A castração é tão medonha que só a bebida liberta, já que minora o trabalho da consciência. Neste primeiro momento, e também no momento fundamental da trama – aquele em que Carol e Jerry, agora inimigos mortais, provarão dos biscoitinhos alcoólicos produzidos pelo químico arrogante pelo qual Jerry tentava se passar. Ambos acordarão gostosamente, no dia seguinte, numa mesma cama de um motel longínquo. Casados – não se pode ter tudo; ou o filme correria o risco de ser censurado. Mas a entrega ao status quo não é assim estrita: Carol anulará o casamento, tocará a gravidez sem o conhecimento do homem e apenas o verá novamente durante o parto, quando ambos resolvem se casar de comum acordo. 
É raro ver-se, no cinema mainstream americano, questionamento deste teor ao status quo, partida de gente tão rentável à indústria. Que ele aconteça com este grau de escamoteamento é compreensível, nesta época ainda submetida ao controle do Hays Code. Neste sentido, vale atermo-nos aos biscoitinhos alcoólicos – elementos-símbolos da inversão proposta pelo filme.

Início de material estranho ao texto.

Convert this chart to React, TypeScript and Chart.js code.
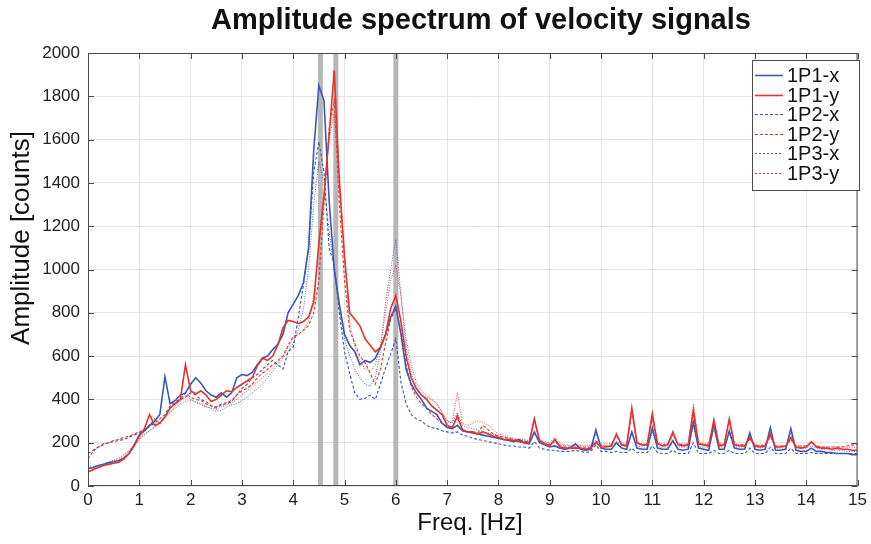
import React, { useEffect, useRef } from "react";
import { Chart, registerables } from "chart.js";

Chart.register(...registerables);

// ---------- data ----------
const freqStep = 0.1;
const freqHz: number[] = Array.from({ length: 151 }, (_, i) => Math.round(i * freqStep * 10) / 10);

const seriesLabels = ["1P1-x", "1P1-y", "1P2-x", "1P2-y", "1P3-x", "1P3-y"];

const amp1P1x = [
  80, 85, 95, 100, 108, 112, 118, 130, 150, 190,
  235, 255, 280, 300, 330, 505, 380, 395, 420, 430,
  470, 500, 475, 440, 420, 410, 430, 410, 430, 500,
  515, 510, 525, 560, 590, 600, 630, 655, 700, 800,
  840, 880, 940, 1100, 1550, 1850, 1780, 1320, 1000, 840,
  700, 650, 620, 560, 580, 570, 590, 640, 700, 780,
  830, 700, 540, 470, 430, 400, 360, 345, 330, 290,
  270, 265, 280, 255, 250, 245, 240, 235, 230, 225,
  220, 215, 210, 205, 215, 200, 195, 250, 200, 190,
  180, 185, 175, 170, 175, 195, 170, 165, 170, 260,
  175, 170, 170, 200, 175, 170, 250, 175, 170, 170,
  270, 175, 170, 170, 210, 170, 165, 170, 295, 175,
  170, 165, 285, 170, 170, 255, 175, 170, 170, 245,
  170, 165, 170, 270, 165, 165, 170, 265, 165, 160,
  160, 175, 160, 160, 155, 155, 150, 150, 150, 145, 145,
];

const amp1P1y = [
  65, 75, 85, 95, 100, 105, 110, 125, 150, 185,
  230, 265, 330, 280, 290, 320, 360, 380, 400, 560,
  440, 425, 440, 420, 390, 400, 420, 440, 435, 455,
  470, 485, 500, 555, 590, 580, 600, 650, 730, 765,
  760, 750, 760, 780, 850, 1120, 1340, 1620, 1920, 1400,
  1060, 800, 770, 740, 680, 650, 620, 640, 700, 820,
  880, 760, 600, 500, 450, 420, 400, 370, 350, 330,
  280, 270, 320, 260, 250, 250, 240, 250, 240, 230,
  225, 215, 215, 210, 205, 200, 200, 310, 210, 195,
  185, 215, 180, 175, 175, 175, 175, 170, 175, 200,
  180, 180, 185, 240, 190, 185, 360, 200, 190, 190,
  335, 195, 185, 190, 250, 190, 185, 190, 350, 195,
  190, 185, 305, 185, 190, 310, 190, 185, 185, 225,
  185, 180, 185, 240, 180, 180, 185, 225, 180, 175,
  180, 205, 180, 175, 175, 170, 175, 170, 170, 165, 165,
];

const amp1P2x = [
  150, 165, 180, 190, 200, 205, 210, 215, 225, 235,
  245, 260, 275, 290, 310, 330, 370, 390, 400, 410,
  430, 420, 400, 390, 370, 360, 375, 380, 390, 420,
  450, 470, 500, 515, 540, 560, 580, 560, 540, 620,
  640, 780, 930, 1100, 1450, 1590, 1450, 1100, 1020, 800,
  620, 520, 430, 400, 405, 420, 400, 470, 545, 610,
  680, 480, 380, 330, 310, 300, 280, 270, 265, 255,
  250, 245, 250, 235, 230, 220, 215, 210, 205, 200,
  195, 190, 185, 185, 180, 180, 175, 205, 175, 170,
  165, 165, 160, 160, 160, 165, 160, 155, 160, 190,
  160, 160, 155, 160, 155, 155, 175, 155, 155, 155,
  185, 155, 150, 150, 165, 150, 150, 150, 200, 150,
  150, 150, 165, 150, 150, 165, 150, 150, 150, 175,
  150, 150, 150, 180, 150, 150, 150, 175, 150, 150,
  150, 155, 150, 150, 150, 150, 150, 150, 150, 150, 150,
];

const amp1P2y = [
  125, 160, 180, 195, 200, 210, 215, 225, 230, 240,
  250, 260, 280, 310, 290, 320, 360, 380, 400, 430,
  410, 400, 395, 380, 370, 365, 380, 385, 395, 420,
  440, 450, 470, 500, 520, 540, 560, 580, 600, 650,
  690, 700, 720, 740, 800, 950, 1300, 1650, 1780, 1300,
  950, 720, 660, 600, 570, 520, 470, 540, 660, 770,
  820, 720, 560, 460, 410, 380, 360, 330, 310, 290,
  275, 270, 330, 255, 250, 250, 245, 280, 260, 240,
  230, 225, 220, 215, 210, 205, 205, 310, 205, 195,
  190, 210, 185, 180, 180, 180, 180, 175, 180, 205,
  185, 185, 190, 235, 190, 190, 350, 195, 190, 190,
  320, 195, 190, 190, 240, 195, 190, 190, 340, 195,
  190, 190, 295, 190, 190, 300, 190, 190, 190, 215,
  190, 185, 190, 230, 185, 185, 185, 215, 185, 185,
  185, 200, 185, 180, 180, 180, 180, 180, 185, 190, 190,
];

const amp1P3x = [
  95, 90, 95, 100, 110, 120, 130, 145, 165, 190,
  220, 240, 255, 270, 290, 320, 340, 360, 380, 390,
  395, 390, 380, 370, 355, 345, 350, 365, 375, 380,
  395, 410, 430, 450, 470, 500, 530, 560, 590, 620,
  660, 720, 820, 1000, 1300, 1500, 1400, 1180, 1000, 820,
  680, 600, 540, 500, 470, 460, 500, 620, 850, 1000,
  1140, 880, 640, 520, 460, 420, 410, 400, 380, 340,
  300, 290, 340, 280, 270, 265, 260, 250, 245, 240,
  230, 225, 220, 215, 215, 210, 205, 240, 205, 200,
  195, 200, 190, 185, 185, 190, 185, 180, 185, 240,
  190, 185, 185, 205, 185, 185, 240, 185, 180, 180,
  250, 180, 180, 180, 200, 180, 180, 180, 280, 180,
  180, 180, 260, 180, 180, 240, 180, 180, 180, 230,
  180, 175, 180, 250, 175, 175, 175, 245, 175, 175,
  175, 185, 175, 170, 170, 165, 165, 165, 160, 160, 160,
];

const amp1P3y = [
  85, 80, 85, 95, 105, 115, 125, 140, 160, 185,
  215, 235, 255, 275, 290, 310, 340, 370, 390, 420,
  400, 385, 375, 365, 360, 355, 365, 375, 385, 400,
  420, 440, 460, 480, 500, 520, 545, 570, 600, 640,
  680, 700, 720, 760, 880, 1100, 1350, 1600, 1720, 1450,
  1050, 760, 640, 580, 540, 530, 560, 650, 800, 950,
  1020, 880, 680, 560, 480, 440, 420, 400, 380, 340,
  300, 295, 430, 290, 280, 290, 300, 295, 280, 260,
  240, 235, 225, 220, 215, 215, 210, 300, 215, 205,
  200, 225, 195, 190, 190, 190, 190, 185, 190, 210,
  195, 195, 195, 230, 195, 195, 340, 200, 195, 195,
  310, 200, 195, 195, 235, 195, 195, 195, 380, 200,
  195, 195, 290, 195, 195, 300, 195, 190, 190, 215,
  190, 190, 190, 225, 185, 185, 185, 215, 185, 185,
  185, 200, 185, 180, 180, 180, 180, 180, 180, 180, 175,
];

const seriesValues = [amp1P1x, amp1P1y, amp1P2x, amp1P2y, amp1P3x, amp1P3y];

// highlighted frequencies (gray vertical bands)
const bandFreqs = [4.53, 4.83, 6.0];

const titleText = "Amplitude spectrum of velocity signals";
const xTitle = "Freq. [Hz]";
const yTitle = "Amplitude [counts]";

// ---------- styles ----------
const FONT = '"Liberation Sans", Arial, Helvetica, sans-serif';
const BLUE = "#3a58b4";
const RED = "#e6322c";
const styles = [
  { color: BLUE, width: 1.6, dash: [] as number[], legendDash: [] as number[], order: 1 },
  { color: RED, width: 1.6, dash: [] as number[], legendDash: [] as number[], order: 0 },
  { color: BLUE, width: 1.1, dash: [3, 2], legendDash: [3, 2], order: 3 },
  { color: RED, width: 1.1, dash: [3, 2], legendDash: [3, 2], order: 2 },
  { color: BLUE, width: 0.9, dash: [1, 1.5], legendDash: [2, 2], order: 5 },
  { color: RED, width: 0.9, dash: [1, 1.5], legendDash: [2, 2], order: 4 },
];

const framePlugin = {
  id: "matlabFrame",
  beforeDatasetsDraw(chart: any) {
    const { ctx, chartArea } = chart;
    const xs = chart.scales.x;
    ctx.save();
    ctx.fillStyle = "rgba(175,175,175,0.9)";
    bandFreqs.forEach((f) => {
      const px = xs.getPixelForValue(f);
      ctx.fillRect(px - 2.5, chartArea.top, 5, chartArea.bottom - chartArea.top);
    });
    ctx.restore();
  },
  afterDraw(chart: any) {
    const { ctx, chartArea } = chart;
    const { left, right, top, bottom } = chartArea;
    const xs = chart.scales.x;
    const ys = chart.scales.y;
    ctx.save();
    // box
    ctx.strokeStyle = "#4a4a4a";
    ctx.lineWidth = 1;
    ctx.strokeRect(left + 0.5, top + 0.5, right - left - 1, bottom - top - 1);
    // inward ticks
    const tl = 6;
    ctx.beginPath();
    xs.ticks.forEach((t: any) => {
      const px = Math.round(xs.getPixelForValue(t.value)) + 0.5;
      ctx.moveTo(px, bottom);
      ctx.lineTo(px, bottom - tl);
      ctx.moveTo(px, top);
      ctx.lineTo(px, top + tl);
    });
    ys.ticks.forEach((t: any) => {
      const py = Math.round(ys.getPixelForValue(t.value)) + 0.5;
      ctx.moveTo(left, py);
      ctx.lineTo(left + tl, py);
      ctx.moveTo(right, py);
      ctx.lineTo(right - tl, py);
    });
    ctx.stroke();

    // title
    ctx.fillStyle = "#111";
    ctx.textAlign = "center";
    ctx.textBaseline = "middle";
    ctx.font = `bold 29px ${FONT}`;
    ctx.fillText(titleText, 481, 21);
    // axis titles
    ctx.font = `24px ${FONT}`;
    ctx.fillText(xTitle, 470, 523);
    ctx.save();
    ctx.translate(22, 238);
    ctx.rotate(-Math.PI / 2);
    ctx.font = `26px ${FONT}`;
    ctx.fillText(yTitle, 0, 0);
    ctx.restore();

    // legend
    const lx = 752, ly = 60, lw = 107, lh = 130;
    ctx.fillStyle = "#fff";
    ctx.fillRect(lx, ly, lw, lh);
    ctx.strokeStyle = "#4a4a4a";
    ctx.lineWidth = 1;
    ctx.strokeRect(lx + 0.5, ly + 0.5, lw, lh);
    ctx.font = `20px ${FONT}`;
    ctx.textAlign = "left";
    ctx.textBaseline = "middle";
    chart.data.datasets.forEach((ds: any, i: number) => {
      const cy = Math.round(75 + i * 19.5) + 0.5;
      ctx.beginPath();
      ctx.strokeStyle = styles[i].color;
      ctx.lineWidth = i < 2 ? 1.6 : 1;
      ctx.lineCap = "butt";
      ctx.setLineDash(styles[i].legendDash);
      ctx.moveTo(755, cy);
      ctx.lineTo(783, cy);
      ctx.stroke();
      ctx.setLineDash([]);
      ctx.fillStyle = "#111";
      ctx.fillText(ds.label, 787, cy + 1);
    });
    ctx.restore();
  },
};

export default function App() {
  const ref = useRef<HTMLCanvasElement | null>(null);
  useEffect(() => {
    if (!ref.current) return;
    const chart = new Chart(ref.current, {
      type: "line",
      data: {
        datasets: seriesValues.map((vals, i) => ({
          label: seriesLabels[i],
          data: vals.map((v, j) => ({ x: freqHz[j], y: v })),
          borderColor: styles[i].color,
          borderWidth: styles[i].width,
          borderDash: styles[i].dash,
          order: styles[i].order,
          pointRadius: 0,
          tension: 0,
          fill: false,
        })),
      },
      options: {
        responsive: false,
        animation: false,
        events: [],
        layout: { padding: { left: 0, top: 53, right: 11, bottom: 0 } },
        plugins: {
          legend: { display: false },
          title: { display: false },
          tooltip: { enabled: false },
        },
        scales: {
          x: {
            type: "linear",
            min: 0,
            max: 15,
            afterFit: (s: any) => { s.height = 58; },
            grid: { color: "#e4e4e4", drawTicks: false },
            border: { display: false },
            ticks: {
              stepSize: 1,
              padding: 4,
              color: "#222",
              font: { family: FONT, size: 17 },
              maxRotation: 0,
            },
          },
          y: {
            min: 0,
            max: 2000,
            afterFit: (s: any) => { s.width = 88; },
            grid: { color: "#e4e4e4", drawTicks: false },
            border: { display: false },
            ticks: {
              stepSize: 200,
              padding: 8,
              color: "#222",
              font: { family: FONT, size: 17 },
              callback: (v: any) => String(v),
            },
          },
        },
      },
      plugins: [framePlugin],
    });
    return () => chart.destroy();
  }, []);
  return (
    <div style={{ position: "absolute", left: 0, top: 0, width: 871, height: 544, background: "#fff" }}>
      <canvas ref={ref} width={871} height={544} />
    </div>
  );
}
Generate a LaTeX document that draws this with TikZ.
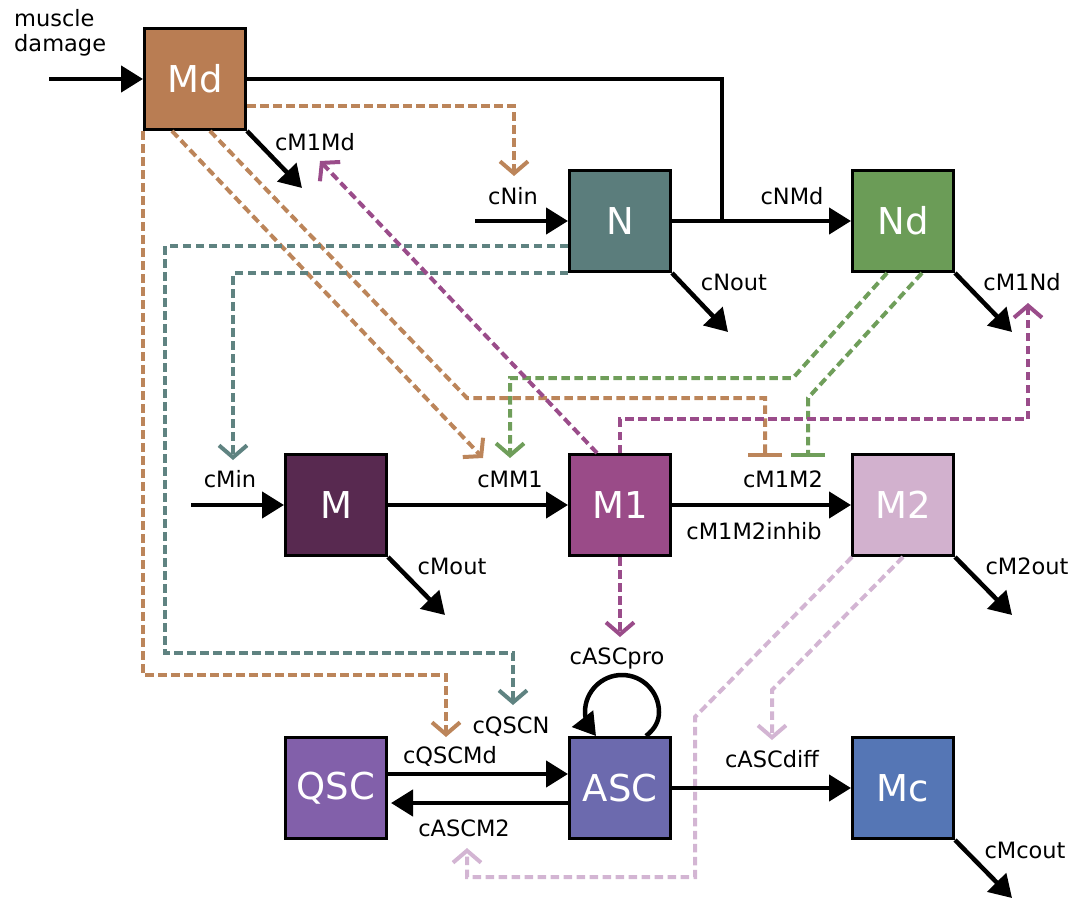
\documentclass[tikz,border=0pt]{standalone}
\usepackage{fontspec}
\setmainfont{DejaVu Sans}
\usetikzlibrary{arrows.meta,calc}
\definecolor{cMd}{HTML}{B97D53}
\definecolor{cN}{HTML}{5B7D7C}
\definecolor{cNd}{HTML}{6B9C57}
\definecolor{cM}{HTML}{582950}
\definecolor{cMone}{HTML}{9A4B88}
\definecolor{cMtwo}{HTML}{D2B1CE}
\definecolor{cQSC}{HTML}{8260AA}
\definecolor{cASC}{HTML}{6C6AAE}
\definecolor{cMc}{HTML}{5576B5}
\definecolor{dBrown}{HTML}{BC855A}
\definecolor{dTeal}{HTML}{5F8381}
\definecolor{dGreen}{HTML}{6F9E5A}
\definecolor{dPurple}{HTML}{9A4C8A}
\definecolor{dPink}{HTML}{D3B5D3}
\begin{document}
\begin{tikzpicture}[x=1pt,y=-1pt,
  box/.style={draw=black, line width=3pt, minimum size=101pt, inner sep=0pt, text=white, font=\fontsize{37}{37}\selectfont},
  lab/.style={font=\fontsize{22.5}{26}\selectfont, inner sep=0pt, anchor=base},
  plain/.style={line width=4.5pt},
  flow/.style={line width=4.5pt, -{Triangle[length=22pt,width=26pt]}},
  infl/.style={line width=4pt, dash pattern=on 8.5pt off 4.5pt, -{Straight Barb[length=12pt,width=28pt]}},
  inhib/.style={line width=4pt, dash pattern=on 8.5pt off 4.5pt, -{Bar[width=34pt]}}]
\useasboundingbox (0,0) rectangle (1086,899);

% boxes
\node[box, fill=cMd] (Md) at (195,79) {Md};
\node[box, fill=cN] (N) at (620,221) {N};
\node[box, fill=cNd] (Nd) at (903,221) {Nd};
\node[box, fill=cM] (M) at (336,505) {M};
\node[box, fill=cMone] (M1) at (620,505) {M1};
\node[box, fill=cMtwo] (M2) at (903,505) {M2};
\node[box, fill=cQSC] (QSC) at (336,788) {QSC};
\node[box, fill=cASC] (ASC) at (620,788) {ASC};
\node[box, fill=cMc] (Mc) at (903,788) {Mc};

% free ends
\coordinate (mdin) at (49,79);
\coordinate (mdout) at (302,188);
\coordinate (jn) at (722,221);
\coordinate (nin) at (475,221);
\coordinate (nout) at (728,332);
\coordinate (ndout) at (1012,332);
\coordinate (min) at (191,505);
\coordinate (mout) at (445,615);
\coordinate (mtwoout) at (1012,615);
\coordinate (mcout) at (1012,898);
\coordinate (tipA) at (514,176);
\coordinate (tipB) at (446,737);
\coordinate (tipC) at (483,458);
\coordinate (barD) at (765,457);
\coordinate (tipE) at (513,705);
\coordinate (tipMin) at (233,460);
\coordinate (tipF) at (510,458);
\coordinate (barG) at (808,457);
\coordinate (tipH) at (320,161);
\coordinate (tipI) at (1028,303);
\coordinate (tipJ) at (620,637);
\coordinate (tipK) at (467,848);
\coordinate (tipL) at (772,740);

% dashed influences
\draw[infl, dBrown] ($(Md.east)+(0,27)$) -| (tipA);
\draw[infl, dBrown] (Md.south west) -- (143,675) -- (446,675) -- (tipB);
\draw[infl, dBrown] ($(Md.south west)+(29,0)$) -- (tipC);
\draw[inhib, dBrown] ($(Md.south west)+(67,0)$) -- (467,398) -- (765,398) -- (barD);
\draw[infl, dTeal] ($(N.west)+(0,25)$) -- (165,246) -- (165,653) -- (513,653) -- (tipE);
\draw[infl, dTeal] (N.south west) -- (233,273) -- (tipMin);
\draw[infl, dGreen] ($(Nd.south west)+(36,0)$) -- (793,378) -- (510,378) -- (tipF);
\draw[inhib, dGreen] ($(Nd.south west)+(71,0)$) -- (808,398) -- (barG);
\draw[infl, dPurple] ($(M1.north west)+(29,0)$) -- (tipH);
\draw[infl, dPurple] (M1.north) -- (620,419) -- (1028,419) -- (tipI);
\draw[infl, dPurple] (M1.south) -- (tipJ);
\draw[infl, dPink] ($(M2.south west)+(1,0)$) -- (695,717) -- (695,877) -- (467,877) -- (tipK);
\draw[infl, dPink] (M2.south) -- (772,690) -- (tipL);

% solid flows
\draw[flow] (mdin) -- (Md.west);
\draw[flow] (Md.south east) -- (mdout);
\draw[plain] (Md.east) -| (jn);
\draw[flow] (nin) -- (N.west);
\draw[flow] (N.east) -- (Nd.west);
\draw[flow] (N.south east) -- (nout);
\draw[flow] (Nd.south east) -- (ndout);
\draw[flow] (min) -- (M.west);
\draw[flow] (M.east) -- (M1.west);
\draw[flow] (M.south east) -- (mout);
\draw[flow] (M1.east) -- (M2.west);
\draw[flow] (M2.south east) -- (mtwoout);
\draw[flow] ($(QSC.east)+(0,-14)$) -- ($(ASC.west)+(0,-14)$);
\draw[flow] ($(ASC.west)+(0,15)$) -- ($(QSC.east)+(3,15)$);
\draw[flow] (ASC.east) -- (Mc.west);
\draw[flow] (Mc.south east) -- (mcout);
\draw[flow] ($(ASC.north)+(26,0)$) .. controls (656,728) and (659,720) .. (659,712)
  .. controls (659,691.6) and (642.4,675) .. (622,675)
  .. controls (601.6,675) and (585,691.6) .. (585,712)
  .. controls (585,720) and (589,727) .. ($(ASC.north)+(-24,0)$);

% labels
\node[lab, anchor=base west] (lmd1) at (14,27) {muscle};
\node[lab, anchor=base west] (lmd2) at (14,52) {damage};
\node[lab] (lcMone) at (315,150) {cM1Md};
\node[lab] (lcNin) at (513,204) {cNin};
\node[lab] (lcNMd) at (792,204) {cNMd};
\node[lab] (lcNout) at (734,290) {cNout};
\node[lab] (lcMoneNd) at (1022,290) {cM1Nd};
\node[lab] (lcMin) at (230,487) {cMin};
\node[lab] (lcMMone) at (510,487) {cMM1};
\node[lab] (lcMoneMtwo) at (783,487) {cM1M2};
\node[lab] (lcinhib) at (754,539) {cM1M2inhib};
\node[lab] (lcMout) at (452,574) {cMout};
\node[lab] (lcMtwoout) at (1027,574) {cM2out};
\node[lab] (lcASCpro) at (617,664) {cASCpro};
\node[lab] (lcQSCN) at (511,733) {cQSCN};
\node[lab] (lcQSCMd) at (450,763) {cQSCMd};
\node[lab] (lcASCMtwo) at (464,836) {cASCM2};
\node[lab] (lcASCdiff) at (772,767) {cASCdiff};
\node[lab] (lcMcout) at (1025,858) {cMcout};
\end{tikzpicture}
\end{document}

Os confeitos infantis mostram seu interior incontrolável, disruptivo, mal encoberto pelos embrulhos coloridos que carregam. Símbolos de uma ilusória “beleza americana”, mas também sucedâneos de nossa natureza múltipla inaparente à primeira vista, que faz dos homens – felizmente – mais que tipos e, daí, tão bonitos de se ver.